The second of the two potential crimes that Paxton is investigating — “vote harvesting” — is a particularly glaring sign that there’s most likely very little substance to these allegations. In using the term, the GOP tries to evoke the incredibly rare act of someone fraudulently collecting other people’s absentee ballots and casting those votes without their awareness. But in practice, Republicans are usually referring to two entirely legal practices: establishing secure ballot drop boxes or organizations’ working to ensure that senior citizens who are unable to make it to polling places have access to mail-in ballots.
The latter practice appears to be Paxton’s target, based on details reported Monday in The New York Times. Lidia Martinez, an 87-year-old living in San Antonio, who was one of the people whose homes were searched, has worked for decades helping older Latino voters register to vote. She told the Times that the officers who turned up at her house in the early morning last week were looking for voter cards that Latino residents had filled out. Finding none in their ransacking of her home, they took her laptop, her phone and other items, but not before questioning her about other LULAC members, including others whose homes had been searched.
In a news conference outside Paxton’s office Monday, LULAC’s national president accused the attorney general of seeking to “harass and intimidate Latino nonprofit organizations, Latino leaders and LULAC members” with an aim to “suppress the Latino vote.” The Latino vote in Texas has become a major driving force in determining which way the seemingly deep red state swings. Most recently, growing and increasingly diverse populations in Texas’ major cities have cut into the GOP’s dominance in statewide elections, providing narrower margins of victory in those races.
At the same time, Texas has underscored that Latinos as a group are nowhere near monolithic. Democrats’ share of Latino voters in South Texas counties near the border has dwindled in recent presidential elections, making their votes more highly sought-after. While that may seem to be contradictory with Trump’s racist policies and statements against immigrants from Central and South America, there’s no denying that his rhetoric about border security has resonated with voters there. That’s also increasingly the case in those same major cities that have been recently been seen as Democratic strongholds.
Paxton also has the comfort of knowing that he’s carrying out the will of the national GOP and its presidential nominee.
Which leads us to Paxton’s motivations in drawing the ire of LULAC with these raids. The group had never formally backed a political candidate in its 95-year history — until this month, when it endorsed Vice President Kamala Harris. Paxton hasn’t exactly been a subtle operator in the past. If his office hadn’t blocked mail-in applications ahead of the 2020 election, Paxton claimed on former Trump strategist Steve Bannon’s podcast in 2021, “we would’ve been one of those battleground states that they were counting votes in Harris County for three days and Donald Trump would’ve lost the election.” He also most likely feels emboldened to take bigger swings after the state Senate acquitted him of corruption charges in an impeachment trial last year.
Paxton also has the comfort of knowing that he’s carrying out the will of the national GOP and its presidential nominee.
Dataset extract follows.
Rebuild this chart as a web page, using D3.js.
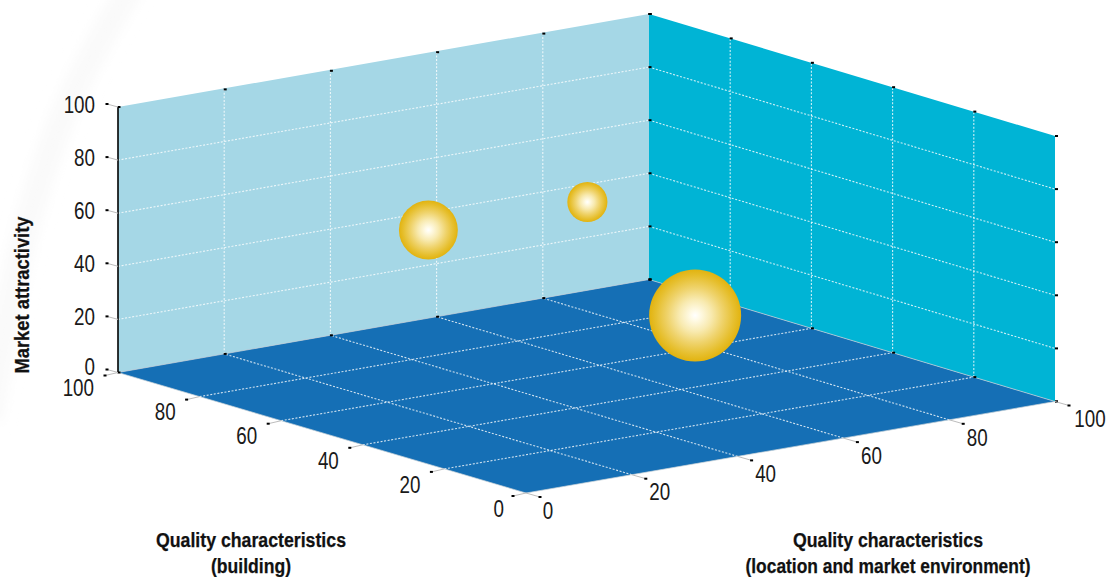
<!DOCTYPE html>
<html><head><meta charset="utf-8">
<script src="https://cdn.jsdelivr.net/npm/d3@7"></script>
<style>
html,body{margin:0;padding:0;background:#fff}
svg{display:block}
text{font-family:"Liberation Sans",Arial,sans-serif;fill:#1a1a1a}
.tick{font-size:23.5px}
.title{font-size:20px;font-weight:bold;fill:#111;stroke:#111;stroke-width:.25px}
</style></head><body>
<script>
// ---- data ----
const xTicks=[0,20,40,60,80,100];
const yTicks=[0,20,40,60,80,100];
const zTicks=[0,20,40,60,80,100];
const bubbleX=[86.5,41.2,61.2];
const bubbleY=[71,77.5,64.5];
const bubbleZ=[4.5,49.5,59];
const bubbleSize=[100,41,19];
const xTitle=["Quality characteristics","(location and market environment)"];
const yTitle=["Quality characteristics","(building)"];
const zTitle="Market attractivity";

// ---- scales ----
const W=1110,H=577;
const s=d3.scaleLinear().domain([0,100]).range([0,1]);
const zS=d3.scaleLinear().domain([0,100]).range([0,265.5]);
const rS=d3.scaleSqrt().domain([0,100]).range([0,46]);
const cD=[526,493],cC=[1055,401.5],cA=[118,372.5],cB=[649,279.5];
function P(x,y,z=0){
  const u=s(x),v=s(y);
  const px=cD[0]*(1-u)*(1-v)+cC[0]*u*(1-v)+cA[0]*(1-u)*v+cB[0]*u*v;
  const py=cD[1]*(1-u)*(1-v)+cC[1]*u*(1-v)+cA[1]*(1-u)*v+cB[1]*u*v;
  return [px,py-zS(z)];
}
const svg=d3.select("body").append("svg").attr("width",W).attr("height",H);
const defs=svg.append("defs");
const grad=defs.append("radialGradient").attr("id","ball");
[[0,"#ffffff"],[.1,"#fffbe8"],[.35,"#f8eab0"],[.6,"#efd36c"],[.85,"#e6bf2e"],[1,"#e2b30f"]]
  .forEach(d=>grad.append("stop").attr("offset",d[0]).attr("stop-color",d[1]));
defs.append("filter").attr("id","soft").attr("x","-50%").attr("width","200%").append("feGaussianBlur").attr("stdDeviation",7);

// faint backdrop swoosh
svg.append("path").attr("d",d3.line().curve(d3.curveBasis)([[135,-20],[70,90],[28,210],[2,340],[-10,420]]))
  .attr("fill","none").attr("stroke","#f9f9f9").attr("stroke-width",24).attr("filter","url(#soft)");

const line=d3.line();
const poly=(pts,c)=>svg.append("path").attr("d",line(pts)+"Z").attr("fill",c);
const lo=0,hi=100;
// walls and floor
poly([P(lo,hi,0),P(hi,hi,0),P(hi,hi,hi),P(lo,hi,hi)],"#a5d7e6");
poly([P(hi,hi,0),P(hi,lo,0),P(hi,lo,hi),P(hi,hi,hi)],"#00b4d5");
poly([P(lo,lo),P(hi,lo),P(hi,hi),P(lo,hi)],"#156fb5");

// grid
const grid=svg.append("g").attr("fill","none").attr("stroke","#fff").attr("stroke-width",1.1)
  .attr("stroke-dasharray","2 1.6").attr("stroke-opacity",.8);
const seg=(a,b)=>grid.append("path").attr("d",line([a,b]));
xTicks.slice(1,-1).forEach(x=>{seg(P(x,lo),P(x,hi));seg(P(x,hi,0),P(x,hi,hi));});
yTicks.slice(1,-1).forEach(y=>{seg(P(lo,y),P(hi,y));seg(P(hi,y,0),P(hi,y,hi));});
zTicks.slice(1,-1).forEach(z=>{seg(P(lo,hi,z),P(hi,hi,z));seg(P(hi,hi,z),P(hi,lo,z));});

// edge lines
const edge=svg.append("g").attr("fill","none").attr("stroke","#c9d3d8").attr("stroke-width",1);
[[P(lo,hi),P(lo,lo)],[P(lo,lo),P(hi,lo)],[P(hi,lo),P(hi,hi)],[P(hi,hi),P(lo,hi)]].forEach(e=>edge.append("path").attr("d",line(e)).attr("stroke-opacity",.7));
svg.append("path").attr("d",line([P(lo,hi,0),P(lo,hi,hi)])).attr("stroke","#000").attr("stroke-width",1.6);

// small black node ticks
const mark=(p,dx=0,dy=0)=>svg.append("rect").attr("x",p[0]+dx-1.5).attr("y",p[1]+dy-1).attr("width",3).attr("height",2).attr("fill","#000");
xTicks.forEach(x=>{mark(P(x,hi,hi),1,x>0&&x<100?1:0);mark(P(x,hi,0),1);});
yTicks.forEach(y=>{mark(P(hi,y,hi),y===0?1.5:1);mark(P(hi,y,0),y===0?1.5:1);});
zTicks.forEach(z=>{mark(P(hi,hi,z),1);mark(P(hi,lo,z),1.5);});

// outer ticks with leaders and labels
const leader=(p,dx,dy)=>{
  svg.append("path").attr("d",line([p,[p[0]+dx,p[1]+dy]])).attr("stroke","#bdbdbd").attr("fill","none");
  mark(p,dx,dy);
};
const label=(p,dx,dy,t,a)=>svg.append("text").attr("class","tick")
  .attr("transform",`translate(${p[0]+dx},${p[1]+dy}) scale(.8,1)`)
  .attr("text-anchor",a).attr("dominant-baseline","central").text(t);
zTicks.forEach(z=>{const p=P(lo,hi,z);leader(p,-11,-3);label(p,-23,z===0?-5:-2,z,"end");});
yTicks.forEach(y=>{const p=P(lo,y);leader(p,-13,3);label(p,y===0?-22:-24,16,y,"end");});
xTicks.forEach(x=>{const p=P(x,lo);leader(p,14,4);label(p,x===100?35:x===0?22:28,x===100?17.5:18,x,"middle");});

// bubbles
bubbleX.forEach((x,i)=>{
  const p=P(x,bubbleY[i],bubbleZ[i]);
  svg.append("circle").attr("cx",p[0]).attr("cy",p[1]).attr("r",rS(bubbleSize[i])).attr("fill","url(#ball)");
});

// titles
const title=(x,y,t,len,rot)=>svg.append("text").attr("class","title")
  .attr("transform",`translate(${x},${y})`+(rot?" rotate(-90)":""))
  .attr("text-anchor","middle").attr("dominant-baseline","central")
  .attr("textLength",len).attr("lengthAdjust","spacingAndGlyphs").text(t);
xTitle.forEach((t,i)=>title(888,540+i*26,t,[190,285][i]));
yTitle.forEach((t,i)=>title(251,540+i*26,t,[190,80][i]));
title(22,295,zTitle,157,true);
</script>
</body></html>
Trump has instructed the Republican National Committee to devote more resources to election integrity than traditional fieldwork ahead of this election. Just last week, he insisted at a rally in North Carolina that the GOP’s “primary focus is not to get out the vote, it is to make sure [Democrats] don’t cheat.”
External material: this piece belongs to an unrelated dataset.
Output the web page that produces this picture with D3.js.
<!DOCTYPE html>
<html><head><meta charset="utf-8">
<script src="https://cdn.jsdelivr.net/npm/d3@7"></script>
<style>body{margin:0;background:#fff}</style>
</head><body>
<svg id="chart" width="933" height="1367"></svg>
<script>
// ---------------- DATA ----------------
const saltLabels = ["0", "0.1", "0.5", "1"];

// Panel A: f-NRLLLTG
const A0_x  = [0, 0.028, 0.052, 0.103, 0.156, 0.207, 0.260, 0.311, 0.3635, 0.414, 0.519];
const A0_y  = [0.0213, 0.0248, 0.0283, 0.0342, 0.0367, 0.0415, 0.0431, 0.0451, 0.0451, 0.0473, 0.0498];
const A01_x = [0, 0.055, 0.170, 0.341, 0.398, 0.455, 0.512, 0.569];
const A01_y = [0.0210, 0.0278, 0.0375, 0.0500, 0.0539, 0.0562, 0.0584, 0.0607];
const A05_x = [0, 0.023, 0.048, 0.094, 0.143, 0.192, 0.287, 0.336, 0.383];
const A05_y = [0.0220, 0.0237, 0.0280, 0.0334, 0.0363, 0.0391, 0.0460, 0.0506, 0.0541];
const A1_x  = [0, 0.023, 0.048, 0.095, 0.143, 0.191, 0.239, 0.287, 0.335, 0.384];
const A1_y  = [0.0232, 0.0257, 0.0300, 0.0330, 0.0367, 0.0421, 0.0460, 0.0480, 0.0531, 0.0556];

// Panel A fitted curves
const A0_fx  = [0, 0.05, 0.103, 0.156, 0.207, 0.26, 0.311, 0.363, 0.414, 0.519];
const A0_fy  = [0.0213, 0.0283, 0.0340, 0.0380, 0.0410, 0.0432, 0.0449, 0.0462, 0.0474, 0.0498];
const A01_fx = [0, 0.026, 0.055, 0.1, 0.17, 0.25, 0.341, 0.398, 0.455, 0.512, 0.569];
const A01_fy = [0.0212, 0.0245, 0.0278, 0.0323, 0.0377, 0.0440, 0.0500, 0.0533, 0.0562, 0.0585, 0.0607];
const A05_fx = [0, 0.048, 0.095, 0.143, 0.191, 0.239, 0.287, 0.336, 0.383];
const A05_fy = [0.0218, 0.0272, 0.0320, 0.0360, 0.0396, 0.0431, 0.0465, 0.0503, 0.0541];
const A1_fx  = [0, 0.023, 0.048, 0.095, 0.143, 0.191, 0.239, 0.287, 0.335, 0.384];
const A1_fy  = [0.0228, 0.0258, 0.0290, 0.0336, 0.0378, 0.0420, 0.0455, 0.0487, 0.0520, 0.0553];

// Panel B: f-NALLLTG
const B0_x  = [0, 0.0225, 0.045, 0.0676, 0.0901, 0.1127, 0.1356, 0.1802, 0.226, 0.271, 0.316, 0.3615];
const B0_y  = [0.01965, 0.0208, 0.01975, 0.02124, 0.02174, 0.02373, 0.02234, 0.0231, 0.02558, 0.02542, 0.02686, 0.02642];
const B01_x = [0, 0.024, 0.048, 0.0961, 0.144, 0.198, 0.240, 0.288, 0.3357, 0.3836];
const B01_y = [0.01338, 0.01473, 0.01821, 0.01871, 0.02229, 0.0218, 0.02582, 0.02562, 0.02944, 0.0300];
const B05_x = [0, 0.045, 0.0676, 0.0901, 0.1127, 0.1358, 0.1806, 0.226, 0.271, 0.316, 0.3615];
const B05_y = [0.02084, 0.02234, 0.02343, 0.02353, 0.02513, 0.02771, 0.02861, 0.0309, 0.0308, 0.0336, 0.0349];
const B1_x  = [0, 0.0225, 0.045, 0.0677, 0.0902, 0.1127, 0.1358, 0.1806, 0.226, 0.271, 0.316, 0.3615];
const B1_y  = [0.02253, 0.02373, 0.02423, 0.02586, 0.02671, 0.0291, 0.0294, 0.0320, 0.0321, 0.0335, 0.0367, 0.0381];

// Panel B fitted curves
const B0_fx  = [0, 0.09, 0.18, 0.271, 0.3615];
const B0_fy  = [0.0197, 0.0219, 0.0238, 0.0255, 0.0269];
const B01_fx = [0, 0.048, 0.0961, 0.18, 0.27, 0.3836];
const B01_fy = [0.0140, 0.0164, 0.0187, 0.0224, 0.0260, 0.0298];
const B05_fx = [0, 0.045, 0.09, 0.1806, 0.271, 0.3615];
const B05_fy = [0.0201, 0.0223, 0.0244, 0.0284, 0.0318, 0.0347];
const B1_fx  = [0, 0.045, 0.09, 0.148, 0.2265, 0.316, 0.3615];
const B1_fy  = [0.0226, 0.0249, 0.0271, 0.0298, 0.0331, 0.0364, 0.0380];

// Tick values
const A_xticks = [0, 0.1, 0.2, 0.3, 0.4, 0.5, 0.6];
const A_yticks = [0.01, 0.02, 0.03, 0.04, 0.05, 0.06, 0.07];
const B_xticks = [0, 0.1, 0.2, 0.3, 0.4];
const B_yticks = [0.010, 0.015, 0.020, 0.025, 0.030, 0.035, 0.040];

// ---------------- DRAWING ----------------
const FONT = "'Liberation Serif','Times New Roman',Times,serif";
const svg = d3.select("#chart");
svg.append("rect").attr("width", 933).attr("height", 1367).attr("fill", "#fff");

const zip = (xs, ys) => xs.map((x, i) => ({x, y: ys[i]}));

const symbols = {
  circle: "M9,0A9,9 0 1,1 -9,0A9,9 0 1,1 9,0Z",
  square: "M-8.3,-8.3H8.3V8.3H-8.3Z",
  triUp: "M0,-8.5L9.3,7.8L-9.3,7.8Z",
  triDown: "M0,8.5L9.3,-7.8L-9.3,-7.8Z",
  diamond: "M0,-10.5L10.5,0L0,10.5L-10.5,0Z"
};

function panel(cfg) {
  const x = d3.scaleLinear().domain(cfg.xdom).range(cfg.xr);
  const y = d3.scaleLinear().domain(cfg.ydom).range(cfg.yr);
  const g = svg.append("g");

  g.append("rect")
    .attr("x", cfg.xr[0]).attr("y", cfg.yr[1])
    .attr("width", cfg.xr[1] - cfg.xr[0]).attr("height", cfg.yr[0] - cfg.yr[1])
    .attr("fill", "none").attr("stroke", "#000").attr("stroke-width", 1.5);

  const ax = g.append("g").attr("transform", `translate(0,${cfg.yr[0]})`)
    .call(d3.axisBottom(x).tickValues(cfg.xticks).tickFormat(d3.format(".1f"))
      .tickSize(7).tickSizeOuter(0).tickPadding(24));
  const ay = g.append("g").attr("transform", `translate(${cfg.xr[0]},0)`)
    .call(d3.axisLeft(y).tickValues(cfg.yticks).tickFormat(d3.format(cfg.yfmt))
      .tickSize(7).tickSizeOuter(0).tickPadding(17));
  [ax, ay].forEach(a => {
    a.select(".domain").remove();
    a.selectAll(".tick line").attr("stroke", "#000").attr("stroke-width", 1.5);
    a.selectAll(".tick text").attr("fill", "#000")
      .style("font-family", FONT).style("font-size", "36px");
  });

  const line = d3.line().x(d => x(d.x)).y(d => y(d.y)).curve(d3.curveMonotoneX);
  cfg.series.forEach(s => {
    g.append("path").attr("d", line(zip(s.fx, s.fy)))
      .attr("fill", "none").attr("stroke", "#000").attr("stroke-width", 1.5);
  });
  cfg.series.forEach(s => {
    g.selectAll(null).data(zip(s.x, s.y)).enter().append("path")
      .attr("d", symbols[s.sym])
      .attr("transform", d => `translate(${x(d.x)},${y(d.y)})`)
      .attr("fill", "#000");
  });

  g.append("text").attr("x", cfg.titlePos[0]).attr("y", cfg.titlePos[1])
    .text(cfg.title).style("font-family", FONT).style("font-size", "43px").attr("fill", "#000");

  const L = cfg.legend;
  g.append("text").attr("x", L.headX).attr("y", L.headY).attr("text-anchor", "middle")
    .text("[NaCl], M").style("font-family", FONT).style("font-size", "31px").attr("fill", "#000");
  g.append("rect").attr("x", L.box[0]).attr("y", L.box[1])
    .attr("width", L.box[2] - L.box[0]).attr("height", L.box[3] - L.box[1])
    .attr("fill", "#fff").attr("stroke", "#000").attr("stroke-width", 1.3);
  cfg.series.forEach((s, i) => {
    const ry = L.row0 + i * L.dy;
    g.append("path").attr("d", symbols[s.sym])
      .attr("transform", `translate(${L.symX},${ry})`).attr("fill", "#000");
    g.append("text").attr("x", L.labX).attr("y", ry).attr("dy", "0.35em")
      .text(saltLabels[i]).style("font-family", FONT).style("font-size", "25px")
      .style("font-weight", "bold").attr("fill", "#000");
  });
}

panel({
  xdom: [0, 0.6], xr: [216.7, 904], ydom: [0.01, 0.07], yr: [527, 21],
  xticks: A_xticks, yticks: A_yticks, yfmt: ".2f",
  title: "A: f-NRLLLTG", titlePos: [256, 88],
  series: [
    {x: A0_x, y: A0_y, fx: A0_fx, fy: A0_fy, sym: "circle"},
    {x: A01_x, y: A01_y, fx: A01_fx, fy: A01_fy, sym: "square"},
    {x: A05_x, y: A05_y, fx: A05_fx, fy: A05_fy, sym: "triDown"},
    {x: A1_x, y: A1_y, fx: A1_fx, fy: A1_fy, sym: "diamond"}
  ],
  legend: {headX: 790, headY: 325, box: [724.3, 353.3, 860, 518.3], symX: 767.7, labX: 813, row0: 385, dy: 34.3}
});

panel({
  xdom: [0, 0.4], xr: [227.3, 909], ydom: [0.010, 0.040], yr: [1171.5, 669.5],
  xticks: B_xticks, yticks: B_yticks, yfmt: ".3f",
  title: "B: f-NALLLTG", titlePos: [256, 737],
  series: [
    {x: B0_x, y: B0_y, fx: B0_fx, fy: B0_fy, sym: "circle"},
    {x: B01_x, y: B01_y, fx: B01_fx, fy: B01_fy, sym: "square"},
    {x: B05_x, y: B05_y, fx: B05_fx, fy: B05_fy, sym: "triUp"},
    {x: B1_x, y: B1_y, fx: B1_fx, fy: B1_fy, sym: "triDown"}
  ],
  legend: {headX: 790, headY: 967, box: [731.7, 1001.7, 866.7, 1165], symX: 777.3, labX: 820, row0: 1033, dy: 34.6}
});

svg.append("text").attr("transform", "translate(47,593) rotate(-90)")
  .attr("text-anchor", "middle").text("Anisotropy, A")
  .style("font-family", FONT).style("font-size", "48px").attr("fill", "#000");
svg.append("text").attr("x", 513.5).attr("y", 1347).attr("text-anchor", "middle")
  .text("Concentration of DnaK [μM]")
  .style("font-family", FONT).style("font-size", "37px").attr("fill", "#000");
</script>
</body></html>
But for the Republican plans to challenge election results in court to succeed, there needs to be a convincing case that there’s more than partisan politics at work. In targeting such a specific group and its members, Paxton may have undermined those efforts. Already, LULAC is asking the Justice Department to investigate Paxton’s efforts as a potential violation of the Voting Rights Act of 1965.
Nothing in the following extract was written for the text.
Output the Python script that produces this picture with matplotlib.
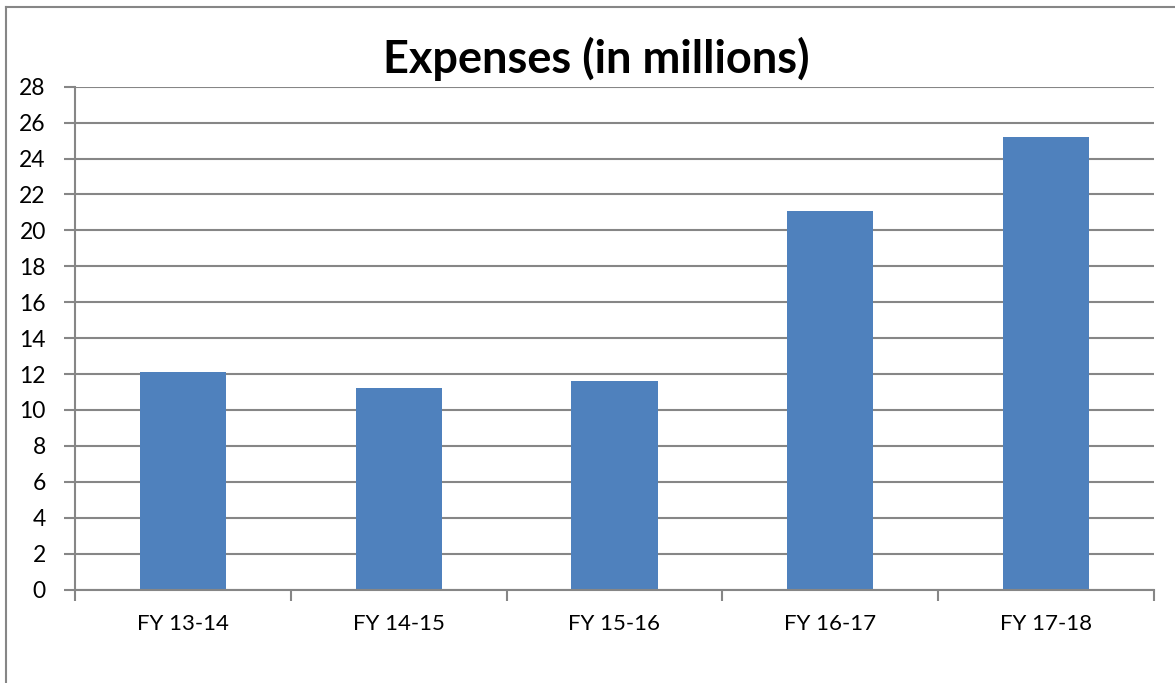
import matplotlib
matplotlib.use("Agg")
import matplotlib.pyplot as plt
from matplotlib.lines import Line2D
import numpy as np

categories = ["FY 13-14", "FY 14-15", "FY 15-16", "FY 16-17", "FY 17-18"]
values = [12.1, 11.2, 11.6, 21.1, 25.2]
yticks = list(range(0, 29, 2))

plt.rcParams['font.family'] = ['Lato', 'DejaVu Sans']

fig = plt.figure(figsize=(11.75, 6.83), dpi=100)
ax = fig.add_axes([75/1175, 1-589.5/683, (1154-75)/1175, (589.5-86.7)/683])

grey = "#868686"
x = np.arange(len(categories))
ax.bar(x, values, width=0.4, color="#4F81BD", zorder=3)

ax.set_xlim(-0.5, len(categories)-0.5)
ax.set_ylim(0, 28)
ax.set_yticks(yticks)
ax.set_yticklabels([str(v) for v in yticks], fontsize=16.5)
ax.yaxis.grid(True, color=grey, linewidth=1.5, zorder=0)

ax.set_xticks(x)
ax.set_xticklabels(categories, fontsize=16)
ax.tick_params(axis='x', which='major', length=0, pad=18)
ax.set_xticks(np.arange(-0.5, len(categories), 1.0), minor=True)
ax.tick_params(axis='x', which='minor', length=8, width=1.5, color=grey, direction='out')
ax.tick_params(axis='y', length=8, width=1.5, color=grey, pad=13)

for s in ['top', 'right']:
    ax.spines[s].set_visible(False)
for s in ['left', 'bottom']:
    ax.spines[s].set_color(grey)
    ax.spines[s].set_linewidth(1.5)
    ax.spines[s].set_zorder(4)

fig.text(596/1175, 1-59/683, "Expenses (in millions)", ha='center', va='center',
         fontsize=32.5, fontweight='bold')

# outer chart frame (top and left edges visible)
fig.add_artist(Line2D([5.5/1175, 1.0], [1-6.5/683, 1-6.5/683], color=grey, linewidth=1.5, transform=fig.transFigure))
fig.add_artist(Line2D([5.5/1175, 5.5/1175], [0.0, 1-6.5/683], color=grey, linewidth=1.5, transform=fig.transFigure))

fig.savefig("out.png", dpi=100)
Even with years of conservatives’ narrowing the Voting Rights Act’s scope, the Justice Department’s Civil Rights Division can flex plenty of muscle if it believes a state has moved to suppress a minority group’s vote. Paxton may have thought that LULAC would be easy pickings or that the searches he authorized would subdue its efforts to get Latinos to the voting booth this fall. But given the response so far, I don’t think this is the fight that Paxton wanted — or one that he has much of a chance of winning.